Le GNL est transporté par des bateaux-citernes. Ceux-ci seront déchargés dans des installations spéciales. Ensuite, le gaz naturel liquide est ramené à l’état gazeux et injecté dans le réseau de gazoducs. Ce procédé permet le transport sur de longues distances et à travers des zones de production qui ne sont pas reliées au réseau de transport international. Il existe près de 40 terminaux de déchargement de ce type en Europe, notamment en Espagne, en France, en Italie, en Belgique et aux Pays-Bas. Le gouvernement allemand a annoncé la construction de deux terminaux GNL en Allemagne. Le GNL permet de diversifier les sources d’approvisionnement

Quelle est la dimension des bateaux-citernes GNL ?

Les capacités de tels pétroliers sont souvent supérieures à 100 000 m3, parfois même à 250 000 m3 ( soit plus de 100 000 tonnes ). Il existe toutefois aussi des bateaux-citernes GNL beaucoup plus petits, d’une capacité de quelques centaines de tonnes, destinés à la navigation fluviale et aux trajets côtiers, par exemple de grands ports à de plus petits ports.

Quelle est l’efficacité du GNL ?

Avec une technologie de propulsion moderne, la quantité d’énergie consommée par un pétrolier lors du transport est de l’ordre de 1 % à 2 % pour 1000 km de gaz transporté, en tenant compte des trajets de retour vide. Le fonctionnement d’une installation d’évaporation et de compression pour la liquéfaction consomme environ 1 à 2 % du contenu énergétique du gaz naturel.

Quelle est l’importance du GNL ?

Au niveau mondial, le GNL couvre environ 2 % des besoins en gaz naturel.

Le GNL produit par des expéditeurs comme le Qatar pourrait-il remplacer à court délai les importations de gaz naturel de Russie par pipeline ?

Non. Il n’y a pas assez de bateaux-citernes dans le monde pour transporter la quantité nécessaire. La construction d’un nouveau bateau-citerne prend environ 18 mois. Il n’y a pas non plus assez de terminaux de déchargement en Europe. La construction de tels terminaux dure au moins trois ans et comporte, notamment en Allemagne, des risques financiers et politiques considérables qui rendent improbable la mise en œuvre rapide de nouveaux terminaux. De plus, des pays comme le Qatar ont déjà vendu environ 9 % de leurs exportations de GNL dans le cadre de contrats de livraison à long terme, de sorte que seuls 1 % seraient disponibles sur le marché, où la Suisse achète également son gaz.

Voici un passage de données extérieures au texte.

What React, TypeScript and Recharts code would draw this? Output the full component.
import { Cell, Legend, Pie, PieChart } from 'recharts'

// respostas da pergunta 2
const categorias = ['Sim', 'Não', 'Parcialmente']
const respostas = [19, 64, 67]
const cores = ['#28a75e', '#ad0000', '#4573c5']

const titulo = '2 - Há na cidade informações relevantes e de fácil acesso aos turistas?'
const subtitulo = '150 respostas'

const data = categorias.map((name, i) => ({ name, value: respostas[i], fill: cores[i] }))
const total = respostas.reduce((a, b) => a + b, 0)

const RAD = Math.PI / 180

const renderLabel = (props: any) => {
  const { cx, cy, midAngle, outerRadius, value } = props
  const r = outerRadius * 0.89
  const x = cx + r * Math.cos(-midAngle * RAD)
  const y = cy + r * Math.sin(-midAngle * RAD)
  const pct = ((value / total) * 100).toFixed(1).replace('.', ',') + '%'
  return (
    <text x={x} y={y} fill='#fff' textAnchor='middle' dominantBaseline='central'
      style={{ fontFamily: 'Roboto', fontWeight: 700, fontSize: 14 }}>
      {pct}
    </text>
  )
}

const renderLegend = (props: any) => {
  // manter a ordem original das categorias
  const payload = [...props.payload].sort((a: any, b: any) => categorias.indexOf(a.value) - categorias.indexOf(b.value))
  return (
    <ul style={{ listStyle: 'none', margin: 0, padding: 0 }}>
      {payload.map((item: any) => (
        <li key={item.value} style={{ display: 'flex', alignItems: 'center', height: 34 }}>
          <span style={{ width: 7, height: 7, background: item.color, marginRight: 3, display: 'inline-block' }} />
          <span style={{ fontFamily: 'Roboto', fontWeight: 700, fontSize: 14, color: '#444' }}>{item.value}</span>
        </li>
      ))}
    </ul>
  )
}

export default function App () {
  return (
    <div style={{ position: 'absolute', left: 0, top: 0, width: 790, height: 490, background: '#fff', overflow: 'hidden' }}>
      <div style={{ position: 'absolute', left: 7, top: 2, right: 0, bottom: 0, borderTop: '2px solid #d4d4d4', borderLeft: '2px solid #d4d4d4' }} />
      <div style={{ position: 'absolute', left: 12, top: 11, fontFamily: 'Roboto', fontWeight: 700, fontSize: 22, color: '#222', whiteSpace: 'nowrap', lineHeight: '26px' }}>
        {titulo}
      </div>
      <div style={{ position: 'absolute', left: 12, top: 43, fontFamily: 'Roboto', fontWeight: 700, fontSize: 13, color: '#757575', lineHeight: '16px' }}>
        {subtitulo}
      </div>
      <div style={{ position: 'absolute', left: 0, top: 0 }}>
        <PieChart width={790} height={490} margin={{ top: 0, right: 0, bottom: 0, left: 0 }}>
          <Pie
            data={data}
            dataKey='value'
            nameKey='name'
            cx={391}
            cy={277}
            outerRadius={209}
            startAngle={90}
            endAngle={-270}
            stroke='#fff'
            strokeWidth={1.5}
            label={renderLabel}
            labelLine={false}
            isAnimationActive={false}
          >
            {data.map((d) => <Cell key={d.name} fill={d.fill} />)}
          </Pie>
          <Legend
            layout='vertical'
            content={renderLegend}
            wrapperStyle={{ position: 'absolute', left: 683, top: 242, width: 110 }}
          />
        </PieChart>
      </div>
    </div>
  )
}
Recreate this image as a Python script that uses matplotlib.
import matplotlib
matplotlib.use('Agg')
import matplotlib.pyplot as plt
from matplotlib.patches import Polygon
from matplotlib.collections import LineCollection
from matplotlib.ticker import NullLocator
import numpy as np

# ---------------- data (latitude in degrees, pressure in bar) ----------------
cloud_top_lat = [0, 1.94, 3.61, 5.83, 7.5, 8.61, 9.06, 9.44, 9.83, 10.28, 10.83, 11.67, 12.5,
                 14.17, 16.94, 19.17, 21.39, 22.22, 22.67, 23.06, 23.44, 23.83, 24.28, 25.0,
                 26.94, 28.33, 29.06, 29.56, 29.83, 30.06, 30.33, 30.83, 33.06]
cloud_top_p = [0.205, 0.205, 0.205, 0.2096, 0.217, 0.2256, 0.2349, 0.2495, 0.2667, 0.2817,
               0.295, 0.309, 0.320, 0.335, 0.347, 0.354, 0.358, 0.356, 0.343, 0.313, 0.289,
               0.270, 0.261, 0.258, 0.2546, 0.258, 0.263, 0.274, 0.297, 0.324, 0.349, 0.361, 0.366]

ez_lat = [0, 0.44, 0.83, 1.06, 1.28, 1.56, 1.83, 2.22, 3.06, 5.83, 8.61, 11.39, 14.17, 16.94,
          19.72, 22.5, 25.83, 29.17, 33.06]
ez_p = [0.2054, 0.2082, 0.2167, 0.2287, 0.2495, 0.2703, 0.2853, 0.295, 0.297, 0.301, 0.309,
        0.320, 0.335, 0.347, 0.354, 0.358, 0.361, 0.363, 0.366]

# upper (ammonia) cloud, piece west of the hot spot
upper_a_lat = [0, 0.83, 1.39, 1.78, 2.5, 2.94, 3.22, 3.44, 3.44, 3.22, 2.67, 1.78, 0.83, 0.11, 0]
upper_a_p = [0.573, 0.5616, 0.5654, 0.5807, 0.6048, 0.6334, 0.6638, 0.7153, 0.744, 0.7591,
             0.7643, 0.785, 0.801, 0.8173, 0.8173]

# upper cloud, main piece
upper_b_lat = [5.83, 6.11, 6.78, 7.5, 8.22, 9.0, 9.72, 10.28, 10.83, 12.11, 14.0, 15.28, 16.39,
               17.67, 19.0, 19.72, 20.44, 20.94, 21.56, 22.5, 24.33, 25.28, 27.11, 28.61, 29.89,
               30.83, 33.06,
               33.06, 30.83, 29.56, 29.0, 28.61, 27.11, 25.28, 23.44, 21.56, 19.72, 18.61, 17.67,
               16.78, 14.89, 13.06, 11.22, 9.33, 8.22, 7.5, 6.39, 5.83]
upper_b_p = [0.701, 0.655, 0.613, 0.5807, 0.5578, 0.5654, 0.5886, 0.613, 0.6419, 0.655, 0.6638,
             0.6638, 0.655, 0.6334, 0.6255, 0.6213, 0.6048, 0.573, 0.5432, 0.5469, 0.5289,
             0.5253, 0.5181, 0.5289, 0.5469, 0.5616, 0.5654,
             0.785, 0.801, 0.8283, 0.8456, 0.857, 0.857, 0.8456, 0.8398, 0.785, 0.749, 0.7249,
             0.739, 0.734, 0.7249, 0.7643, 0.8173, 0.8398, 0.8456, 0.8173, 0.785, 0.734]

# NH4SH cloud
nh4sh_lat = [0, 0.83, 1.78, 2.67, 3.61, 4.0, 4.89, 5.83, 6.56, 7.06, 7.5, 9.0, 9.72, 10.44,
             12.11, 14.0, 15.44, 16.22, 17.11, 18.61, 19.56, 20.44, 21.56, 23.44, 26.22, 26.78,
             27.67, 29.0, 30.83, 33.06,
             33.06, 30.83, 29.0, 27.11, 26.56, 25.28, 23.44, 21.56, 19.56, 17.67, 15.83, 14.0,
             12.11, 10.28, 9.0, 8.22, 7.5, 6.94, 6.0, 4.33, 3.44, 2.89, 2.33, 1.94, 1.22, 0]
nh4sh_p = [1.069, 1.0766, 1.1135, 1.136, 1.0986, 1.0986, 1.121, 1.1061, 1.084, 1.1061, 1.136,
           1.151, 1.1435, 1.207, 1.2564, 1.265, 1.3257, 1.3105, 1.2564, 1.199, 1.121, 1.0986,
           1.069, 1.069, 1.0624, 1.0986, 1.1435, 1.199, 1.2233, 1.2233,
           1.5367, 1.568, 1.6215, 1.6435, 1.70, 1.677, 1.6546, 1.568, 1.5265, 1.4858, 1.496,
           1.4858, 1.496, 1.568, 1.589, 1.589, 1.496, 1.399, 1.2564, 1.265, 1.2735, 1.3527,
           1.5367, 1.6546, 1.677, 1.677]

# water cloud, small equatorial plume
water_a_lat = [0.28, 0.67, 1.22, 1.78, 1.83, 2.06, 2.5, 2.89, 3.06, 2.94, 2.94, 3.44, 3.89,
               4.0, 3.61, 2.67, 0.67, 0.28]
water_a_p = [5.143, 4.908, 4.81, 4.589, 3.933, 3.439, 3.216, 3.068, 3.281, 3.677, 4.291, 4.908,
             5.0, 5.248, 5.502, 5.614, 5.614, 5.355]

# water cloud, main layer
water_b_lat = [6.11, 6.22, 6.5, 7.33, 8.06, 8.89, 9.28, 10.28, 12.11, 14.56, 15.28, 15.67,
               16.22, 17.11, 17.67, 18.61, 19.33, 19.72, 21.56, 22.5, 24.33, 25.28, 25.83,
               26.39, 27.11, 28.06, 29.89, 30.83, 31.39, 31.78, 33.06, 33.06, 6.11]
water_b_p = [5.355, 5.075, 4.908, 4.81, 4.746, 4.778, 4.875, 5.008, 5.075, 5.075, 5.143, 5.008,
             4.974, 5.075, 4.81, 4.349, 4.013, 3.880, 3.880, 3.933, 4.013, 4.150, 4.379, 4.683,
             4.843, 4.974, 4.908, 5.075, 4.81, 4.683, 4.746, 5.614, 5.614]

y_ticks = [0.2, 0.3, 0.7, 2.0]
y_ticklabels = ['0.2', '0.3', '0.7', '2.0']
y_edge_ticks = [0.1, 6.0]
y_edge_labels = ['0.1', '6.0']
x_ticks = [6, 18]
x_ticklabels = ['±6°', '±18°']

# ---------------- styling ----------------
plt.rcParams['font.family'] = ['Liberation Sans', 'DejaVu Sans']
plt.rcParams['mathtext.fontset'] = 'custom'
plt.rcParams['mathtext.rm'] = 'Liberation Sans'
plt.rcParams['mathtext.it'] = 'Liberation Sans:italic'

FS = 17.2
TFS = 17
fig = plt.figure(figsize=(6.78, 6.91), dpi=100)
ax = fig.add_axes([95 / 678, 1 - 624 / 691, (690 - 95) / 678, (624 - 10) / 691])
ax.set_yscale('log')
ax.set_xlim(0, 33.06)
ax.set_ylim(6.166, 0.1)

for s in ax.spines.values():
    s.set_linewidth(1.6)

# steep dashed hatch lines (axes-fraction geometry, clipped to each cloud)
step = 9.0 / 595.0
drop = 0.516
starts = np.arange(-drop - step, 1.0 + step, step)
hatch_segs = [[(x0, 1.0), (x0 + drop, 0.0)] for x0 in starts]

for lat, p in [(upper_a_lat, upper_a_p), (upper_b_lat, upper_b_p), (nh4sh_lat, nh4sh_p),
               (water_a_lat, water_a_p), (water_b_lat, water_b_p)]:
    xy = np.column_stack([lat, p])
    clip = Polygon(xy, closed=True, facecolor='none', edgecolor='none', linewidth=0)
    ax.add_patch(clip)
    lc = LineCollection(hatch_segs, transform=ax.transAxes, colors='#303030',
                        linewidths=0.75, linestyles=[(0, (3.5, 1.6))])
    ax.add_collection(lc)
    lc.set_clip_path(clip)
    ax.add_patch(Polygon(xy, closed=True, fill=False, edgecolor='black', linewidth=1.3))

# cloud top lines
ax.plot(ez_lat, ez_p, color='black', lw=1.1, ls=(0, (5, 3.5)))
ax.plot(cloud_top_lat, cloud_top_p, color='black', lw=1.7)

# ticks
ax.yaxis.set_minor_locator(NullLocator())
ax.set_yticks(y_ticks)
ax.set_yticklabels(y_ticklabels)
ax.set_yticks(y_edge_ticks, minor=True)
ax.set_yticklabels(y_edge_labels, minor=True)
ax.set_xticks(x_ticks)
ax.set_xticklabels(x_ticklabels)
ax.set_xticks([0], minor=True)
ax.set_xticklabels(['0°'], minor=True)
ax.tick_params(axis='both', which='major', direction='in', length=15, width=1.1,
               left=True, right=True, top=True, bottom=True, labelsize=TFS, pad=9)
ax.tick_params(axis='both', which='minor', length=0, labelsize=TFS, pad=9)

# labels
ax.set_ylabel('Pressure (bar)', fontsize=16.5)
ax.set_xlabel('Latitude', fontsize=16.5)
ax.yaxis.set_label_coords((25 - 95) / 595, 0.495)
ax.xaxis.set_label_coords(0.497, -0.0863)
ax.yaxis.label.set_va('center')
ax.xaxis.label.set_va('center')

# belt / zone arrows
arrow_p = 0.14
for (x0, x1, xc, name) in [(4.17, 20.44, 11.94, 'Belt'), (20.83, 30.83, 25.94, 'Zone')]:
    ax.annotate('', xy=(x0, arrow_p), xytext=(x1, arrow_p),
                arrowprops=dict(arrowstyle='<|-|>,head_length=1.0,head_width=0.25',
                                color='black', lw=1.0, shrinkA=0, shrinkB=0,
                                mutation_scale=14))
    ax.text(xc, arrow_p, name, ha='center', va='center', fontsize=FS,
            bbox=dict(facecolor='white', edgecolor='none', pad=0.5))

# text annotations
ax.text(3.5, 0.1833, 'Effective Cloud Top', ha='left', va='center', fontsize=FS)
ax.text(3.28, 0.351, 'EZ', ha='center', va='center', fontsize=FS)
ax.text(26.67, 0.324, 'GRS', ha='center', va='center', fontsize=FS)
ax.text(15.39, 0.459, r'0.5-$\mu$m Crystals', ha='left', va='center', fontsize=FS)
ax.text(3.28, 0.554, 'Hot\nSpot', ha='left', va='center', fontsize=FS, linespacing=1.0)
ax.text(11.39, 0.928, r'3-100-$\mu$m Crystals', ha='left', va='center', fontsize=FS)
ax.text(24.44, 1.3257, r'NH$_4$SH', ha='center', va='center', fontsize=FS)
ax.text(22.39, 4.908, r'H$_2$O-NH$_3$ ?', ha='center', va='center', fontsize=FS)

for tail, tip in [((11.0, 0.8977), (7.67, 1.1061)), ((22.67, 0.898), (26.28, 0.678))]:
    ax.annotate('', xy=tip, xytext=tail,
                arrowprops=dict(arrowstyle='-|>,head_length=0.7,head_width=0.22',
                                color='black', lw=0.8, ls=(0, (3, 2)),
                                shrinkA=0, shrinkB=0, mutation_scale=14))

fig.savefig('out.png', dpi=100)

Plusieurs pays sont intéressés par ces 10 %. D’autres exportateurs sont l’Australie, ce qui implique de longues distances de livraison, ou les Etats-Unis, qui produisent du GNL à partir du procédé de fracturation, critique pour l’environnement.

Le GNL est-il plus cher que les importations traditionnelles de gaz naturel ?

Oui, en raison du processus de liquéfaction, du transport par bateau sur de longues distances et de la nécessité de disposer de grandes installations de terminaux pour le déchargement et la reconversion du gaz liquide à l’état gazeux pour l’injecter dans le réseau de gazoducs, le GNL est plus cher que le gaz dit « de réseau ».